Back in May 2014, as they do every year, the Colorado Rapids held their annual 'Military Appreciation Night' on another one of those beautiful days at DSG Park. Some would say the day was pretty remarkable as the team managed to defeat LA Galaxy 1-0 courtesy of a Marcelo Sarvas goal against his former club.
Before the game, Rapids President Tim Hinchey encouraged Rapids fans to 'celebrate' & 'thank' our armed forces 'for all that they do' in his Matchday Welcome. I have no doubt that a lot of Rapids fans did the decent thing & went up to one of the many military personal present that night & thanked them for their service. Couple that with sponsors CocaCola writing a check for $10k for the USO & a big flag ceremony on the field & you have a recipe for a warm & fuzzy event that will make everyone feel good about the Rapids, the Military & America.
Or so we all thought. This week it was revealed in a report by two Arizona Senators that the Colorado National Guard paid the Rapids $100k in 2014 for 'Three color guard ceremonies' & a 'Cannon fire ceremony' (page 72). The Rapids were the only Colorado sports team to appear in the report & had the largest single year contract of any MLS club.
The report's authors freely admit that as the Department of Defense information they obtained was incomplete & it is therefore possible that other teams in Colorado did the same thing. It is also possible that the Rapids contract included more than what the initial information stated; given the Rapids need no excuse to pad those attendance figures it would not be a surprise if a 100 or so game tickets were included in the deal.
Now what started as an enquiry into government waste by the Senators has thrown up some interesting questions about whether sports teams accepting cash from the Military & convincing their fans to get involved in the events cheapens the whole idea of giving thanks to the brave men & women who serve this country. Certainly the armed forces are a government body, not a charity, & are thus entitled to pay for advertisements to recruit people through a range of mediums including professional sports. I don't think anyone has a problem with that, as with any other piece of advertising at DSG Park, Rapids fans can ignore it if they so please. Likewise, the Rapids can encourage their fans to 'support their sponsors' & the fans can choose whether they heed that message as well.

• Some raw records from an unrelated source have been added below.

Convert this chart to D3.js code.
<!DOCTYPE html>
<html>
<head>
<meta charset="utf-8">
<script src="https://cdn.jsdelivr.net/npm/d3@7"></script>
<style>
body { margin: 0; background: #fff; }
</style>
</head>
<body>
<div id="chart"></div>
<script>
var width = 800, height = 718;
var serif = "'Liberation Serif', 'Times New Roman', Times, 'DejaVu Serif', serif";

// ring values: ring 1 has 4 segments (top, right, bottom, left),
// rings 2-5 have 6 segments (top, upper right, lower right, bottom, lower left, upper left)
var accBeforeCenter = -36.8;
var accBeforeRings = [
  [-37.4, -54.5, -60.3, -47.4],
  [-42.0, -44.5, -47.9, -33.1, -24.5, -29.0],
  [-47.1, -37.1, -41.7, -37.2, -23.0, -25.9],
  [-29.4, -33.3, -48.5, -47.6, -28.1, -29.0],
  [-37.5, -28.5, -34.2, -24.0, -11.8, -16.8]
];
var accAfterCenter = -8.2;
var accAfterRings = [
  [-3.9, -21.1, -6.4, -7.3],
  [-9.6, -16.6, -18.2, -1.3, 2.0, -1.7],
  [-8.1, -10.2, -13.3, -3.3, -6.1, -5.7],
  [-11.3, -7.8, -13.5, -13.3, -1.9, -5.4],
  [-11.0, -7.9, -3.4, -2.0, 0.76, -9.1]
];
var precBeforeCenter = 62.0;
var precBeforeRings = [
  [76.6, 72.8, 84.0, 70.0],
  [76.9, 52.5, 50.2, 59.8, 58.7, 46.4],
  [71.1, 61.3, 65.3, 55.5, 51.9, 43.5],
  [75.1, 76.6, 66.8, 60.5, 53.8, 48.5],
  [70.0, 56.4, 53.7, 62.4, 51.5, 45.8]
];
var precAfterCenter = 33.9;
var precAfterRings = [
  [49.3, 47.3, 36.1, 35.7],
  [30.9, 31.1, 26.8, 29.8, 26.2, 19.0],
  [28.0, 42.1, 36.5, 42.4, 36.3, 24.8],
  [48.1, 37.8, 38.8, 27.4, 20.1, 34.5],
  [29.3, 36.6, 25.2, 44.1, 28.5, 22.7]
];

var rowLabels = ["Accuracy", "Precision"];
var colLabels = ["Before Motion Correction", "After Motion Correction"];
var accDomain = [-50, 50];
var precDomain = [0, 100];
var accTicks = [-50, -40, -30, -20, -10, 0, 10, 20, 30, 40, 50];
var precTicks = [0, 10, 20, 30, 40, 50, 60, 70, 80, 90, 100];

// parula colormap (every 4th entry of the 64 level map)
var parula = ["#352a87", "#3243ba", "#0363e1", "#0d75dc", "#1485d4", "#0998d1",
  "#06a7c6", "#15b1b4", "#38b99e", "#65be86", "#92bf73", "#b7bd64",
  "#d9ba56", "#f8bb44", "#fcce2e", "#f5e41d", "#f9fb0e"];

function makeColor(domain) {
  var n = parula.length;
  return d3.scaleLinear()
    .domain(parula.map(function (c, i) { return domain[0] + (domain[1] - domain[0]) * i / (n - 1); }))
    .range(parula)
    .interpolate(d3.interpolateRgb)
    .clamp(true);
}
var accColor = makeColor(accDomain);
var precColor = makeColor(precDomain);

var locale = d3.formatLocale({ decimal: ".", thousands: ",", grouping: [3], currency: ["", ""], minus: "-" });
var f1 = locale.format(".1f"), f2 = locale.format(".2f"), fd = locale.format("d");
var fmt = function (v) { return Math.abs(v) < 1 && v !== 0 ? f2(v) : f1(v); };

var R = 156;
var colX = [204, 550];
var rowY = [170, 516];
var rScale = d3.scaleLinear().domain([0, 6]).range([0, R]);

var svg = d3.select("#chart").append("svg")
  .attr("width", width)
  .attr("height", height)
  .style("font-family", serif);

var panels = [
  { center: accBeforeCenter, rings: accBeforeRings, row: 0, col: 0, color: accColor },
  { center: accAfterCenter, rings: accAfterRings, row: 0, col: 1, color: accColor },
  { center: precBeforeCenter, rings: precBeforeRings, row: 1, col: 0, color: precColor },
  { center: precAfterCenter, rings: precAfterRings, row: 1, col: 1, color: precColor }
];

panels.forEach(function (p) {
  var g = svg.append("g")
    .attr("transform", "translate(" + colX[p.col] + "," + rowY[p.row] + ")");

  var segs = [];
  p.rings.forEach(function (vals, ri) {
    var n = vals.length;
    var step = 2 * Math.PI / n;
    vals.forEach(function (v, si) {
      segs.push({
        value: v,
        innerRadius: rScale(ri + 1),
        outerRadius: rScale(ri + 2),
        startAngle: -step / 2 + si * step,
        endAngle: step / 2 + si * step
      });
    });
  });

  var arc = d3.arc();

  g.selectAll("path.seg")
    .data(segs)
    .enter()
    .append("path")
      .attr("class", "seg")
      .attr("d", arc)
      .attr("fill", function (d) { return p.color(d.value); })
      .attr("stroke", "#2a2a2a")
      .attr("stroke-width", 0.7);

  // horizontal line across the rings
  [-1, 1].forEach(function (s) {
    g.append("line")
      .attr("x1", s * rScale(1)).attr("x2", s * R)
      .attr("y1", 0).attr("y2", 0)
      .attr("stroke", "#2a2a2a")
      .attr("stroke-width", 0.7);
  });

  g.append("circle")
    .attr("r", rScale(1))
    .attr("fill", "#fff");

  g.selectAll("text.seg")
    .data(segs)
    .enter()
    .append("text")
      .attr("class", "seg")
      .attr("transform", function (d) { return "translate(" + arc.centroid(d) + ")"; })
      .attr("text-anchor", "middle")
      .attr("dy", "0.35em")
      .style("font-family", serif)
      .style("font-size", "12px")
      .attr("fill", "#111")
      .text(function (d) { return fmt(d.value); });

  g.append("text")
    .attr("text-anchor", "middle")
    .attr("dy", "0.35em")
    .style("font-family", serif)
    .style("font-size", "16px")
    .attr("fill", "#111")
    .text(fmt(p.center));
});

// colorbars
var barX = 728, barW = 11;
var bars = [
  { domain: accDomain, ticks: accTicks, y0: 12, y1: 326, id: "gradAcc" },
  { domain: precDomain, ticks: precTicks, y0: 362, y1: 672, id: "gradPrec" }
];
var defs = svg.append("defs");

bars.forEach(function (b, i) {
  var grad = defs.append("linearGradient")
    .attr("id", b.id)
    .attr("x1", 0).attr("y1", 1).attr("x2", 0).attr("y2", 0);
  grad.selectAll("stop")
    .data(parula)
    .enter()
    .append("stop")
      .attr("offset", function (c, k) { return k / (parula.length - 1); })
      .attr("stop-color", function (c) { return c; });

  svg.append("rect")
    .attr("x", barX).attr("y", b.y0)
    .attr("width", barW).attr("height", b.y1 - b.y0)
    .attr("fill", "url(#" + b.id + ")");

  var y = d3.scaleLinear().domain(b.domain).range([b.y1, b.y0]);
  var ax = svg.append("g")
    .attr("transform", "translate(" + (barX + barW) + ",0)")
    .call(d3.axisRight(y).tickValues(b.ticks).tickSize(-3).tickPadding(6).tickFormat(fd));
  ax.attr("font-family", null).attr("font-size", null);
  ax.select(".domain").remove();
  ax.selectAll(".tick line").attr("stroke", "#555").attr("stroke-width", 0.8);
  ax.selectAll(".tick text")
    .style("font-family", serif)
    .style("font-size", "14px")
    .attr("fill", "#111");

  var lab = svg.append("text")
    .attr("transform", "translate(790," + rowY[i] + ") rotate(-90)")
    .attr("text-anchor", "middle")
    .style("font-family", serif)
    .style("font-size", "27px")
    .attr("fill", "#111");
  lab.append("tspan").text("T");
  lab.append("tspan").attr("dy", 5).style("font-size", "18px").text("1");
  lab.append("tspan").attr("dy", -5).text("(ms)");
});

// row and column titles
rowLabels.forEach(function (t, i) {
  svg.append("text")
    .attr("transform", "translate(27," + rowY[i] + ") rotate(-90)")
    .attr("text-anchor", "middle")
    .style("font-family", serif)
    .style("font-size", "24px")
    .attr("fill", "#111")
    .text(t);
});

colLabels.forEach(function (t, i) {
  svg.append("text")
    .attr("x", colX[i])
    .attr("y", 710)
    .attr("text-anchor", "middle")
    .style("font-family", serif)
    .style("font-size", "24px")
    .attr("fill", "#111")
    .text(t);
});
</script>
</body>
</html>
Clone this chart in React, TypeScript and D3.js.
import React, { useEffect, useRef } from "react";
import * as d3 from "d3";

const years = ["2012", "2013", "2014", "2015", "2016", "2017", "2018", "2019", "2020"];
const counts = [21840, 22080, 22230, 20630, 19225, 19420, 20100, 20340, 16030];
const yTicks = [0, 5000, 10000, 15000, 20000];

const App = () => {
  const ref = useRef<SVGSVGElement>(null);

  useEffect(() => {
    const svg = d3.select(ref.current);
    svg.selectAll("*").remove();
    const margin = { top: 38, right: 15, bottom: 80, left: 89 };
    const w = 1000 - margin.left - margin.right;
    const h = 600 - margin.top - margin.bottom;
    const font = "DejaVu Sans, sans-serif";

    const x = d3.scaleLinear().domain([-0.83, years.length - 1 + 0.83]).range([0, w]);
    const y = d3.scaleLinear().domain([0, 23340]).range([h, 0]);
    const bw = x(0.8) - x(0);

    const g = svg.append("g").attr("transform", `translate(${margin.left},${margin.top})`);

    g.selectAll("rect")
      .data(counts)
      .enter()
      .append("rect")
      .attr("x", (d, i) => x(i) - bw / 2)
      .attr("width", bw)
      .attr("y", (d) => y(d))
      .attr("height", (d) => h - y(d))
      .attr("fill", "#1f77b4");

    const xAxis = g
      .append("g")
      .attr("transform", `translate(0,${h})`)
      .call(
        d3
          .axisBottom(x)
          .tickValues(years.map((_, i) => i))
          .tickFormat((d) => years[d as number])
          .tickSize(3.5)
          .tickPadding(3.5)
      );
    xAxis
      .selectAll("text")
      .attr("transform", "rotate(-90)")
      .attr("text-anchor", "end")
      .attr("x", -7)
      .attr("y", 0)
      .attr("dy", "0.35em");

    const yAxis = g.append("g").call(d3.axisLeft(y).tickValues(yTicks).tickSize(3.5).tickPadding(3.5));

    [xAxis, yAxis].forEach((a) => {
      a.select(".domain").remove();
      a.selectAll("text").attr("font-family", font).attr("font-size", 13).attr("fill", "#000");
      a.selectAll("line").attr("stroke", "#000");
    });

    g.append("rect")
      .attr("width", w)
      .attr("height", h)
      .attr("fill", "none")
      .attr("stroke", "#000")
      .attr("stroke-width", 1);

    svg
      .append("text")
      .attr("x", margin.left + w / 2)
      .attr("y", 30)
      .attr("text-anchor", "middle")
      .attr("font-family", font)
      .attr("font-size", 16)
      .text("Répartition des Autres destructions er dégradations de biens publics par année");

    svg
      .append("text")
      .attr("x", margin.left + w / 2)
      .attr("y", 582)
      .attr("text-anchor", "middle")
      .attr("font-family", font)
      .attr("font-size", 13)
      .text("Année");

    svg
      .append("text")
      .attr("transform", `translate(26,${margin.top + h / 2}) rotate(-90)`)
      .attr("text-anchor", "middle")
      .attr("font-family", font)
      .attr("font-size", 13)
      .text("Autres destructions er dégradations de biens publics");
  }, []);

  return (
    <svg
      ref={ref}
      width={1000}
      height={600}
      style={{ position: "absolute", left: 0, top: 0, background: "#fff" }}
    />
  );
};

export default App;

The point where things start to feel 'wrong' is when the club encourages (& effectively obligates) its fans to participate in the honoring of the servicemen / women present & pay appropriate respects under the guise of doing the decent thing, when the reality is that it's just another piece of paid promotion. Also sickening is the attempt to pass the whole event off as some kind of charity deal with the $10k donation to the USO, which certainly seems to be a bit miserly when the club has accepted ten times that amount to hold an event that basically consists of them letting a large group of people on the field.
Over at the NFL, where the issue runs into millions of dollars across its franchises, the league has already announced it will be investigating any instances of 'improper payments' & has promised to refund any that are found. It would probably come has no shock to you that fellow Kroenke owned team the St. Louis Rams is also featured on the list.
The article on this site that initially broke this story made a point of saying that the Rapids should be giving the $100k back. It is hard to disagree with that sentiment.